Beecroft at Saxo agrees. “Currencies are a bilateral subject, and in the case of euro/dollar, the Federal Reserve has been more activist, more dovish and more emphatic about its dual mandate [to encourage growth as well as control inflation] than the ECB,” he says. “Until fairly recently, the ECB benefited from the perception that it had a single mandate––to restrain inflation––and that it was essentially the Bundesbank in disguise.” While some of that perception has now been eroded, from a currency support perspective, the ECB still compares favorably to the Federal Reserve. “[It] continues to ease in excess of market expectations—through [its third bout of quantitative easing (QE), known as] QE3—and now appears to have adopted a redefinition of its mandate similar to Chicago Fed president [Charles] Evans’s suggestion that it should target an unemployment rate of 7%, provided inflation is below 3%,” says Beecroft. “Except they made no mention of any inflation constraint.”
McDarby: The euro has shown remarkable ability to bounce back
There have been other supportive factors for the euro. “The decision by China’s central bank to diversify its reserves away from the dollar and into the euro has been an important driver of the euro’s bounce-backs,” says McDarby at Investec. “There appears to be a genuine demand across Asia for the currency, and that has been supportive.” Beecroft at Saxo agrees: “After 2008, China realized all of its eggs were in one basket, and it increased its holdings of euro and other currencies. The rate of purchases has declined since then, but it is still supportive.”
Meanwhile, the impending US fiscal cliff––tax rises and spending cuts will kick in in 2013 unless Congress and the president reach agreement to the contrary––is also likely to continue to benefit the euro. “The focus is on the fiscal cliff in the US,” says Beecroft. “There are six possible outcomes from the elections, and only two—a clean sweep for either the Republicans or Democrats—are advantageous in terms of the dollar.”
Equally, the effects of QE3 in the US––and the expectation of further QE should it be necessary––will continue to depress the dollar. The dollar is also weighed down by long-term interest rate expectations, according to Ali. “In Europe rates remain higher and are therefore relatively more attractive and give the ECB greater flexibility than the Fed.”
"Greece has regularly unraveled the euro’s progress in recent years and is capable of doing so again"

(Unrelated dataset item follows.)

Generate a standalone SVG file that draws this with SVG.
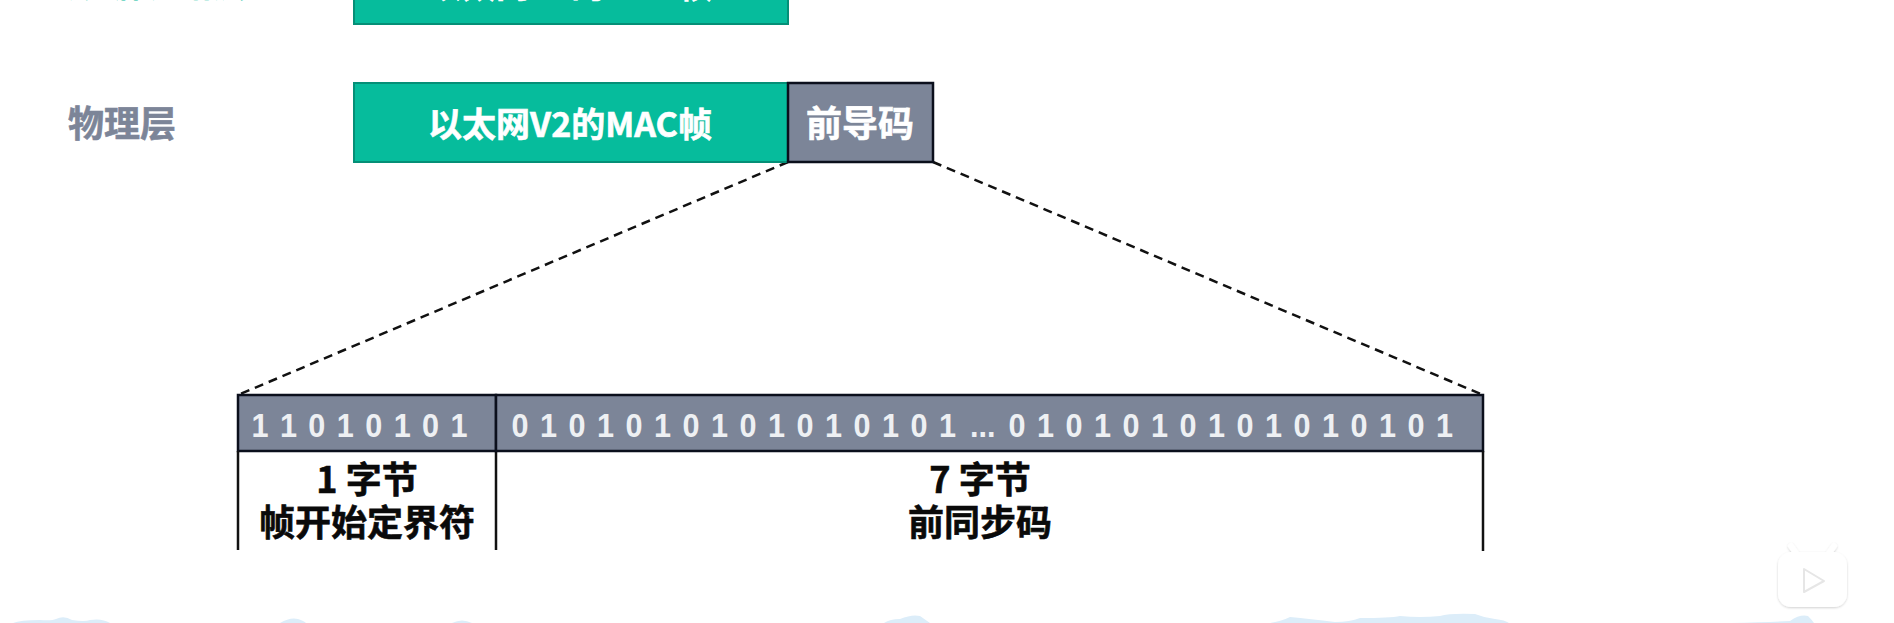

– Nawaz Ali, Western Union
Ultimately, however, it seems that something must give in the eurozone, and the euro will therefore be at risk, according to McDarby. “The euro is far from home and dry: Greece and Spain could still be eased out of the currency,” he adds. Ali agrees that “Greece has regularly unraveled the euro’s progress in recent years and is capable of doing so again.” Indeed, Beecroft says a Greek default or euro exit is possible within the next six months. “While the market now views such an event as less of a potential calamity that it was perceived to be nine months ago, that may be a miscalculation: Such an event would breach the dam wall and be a shock to the system.”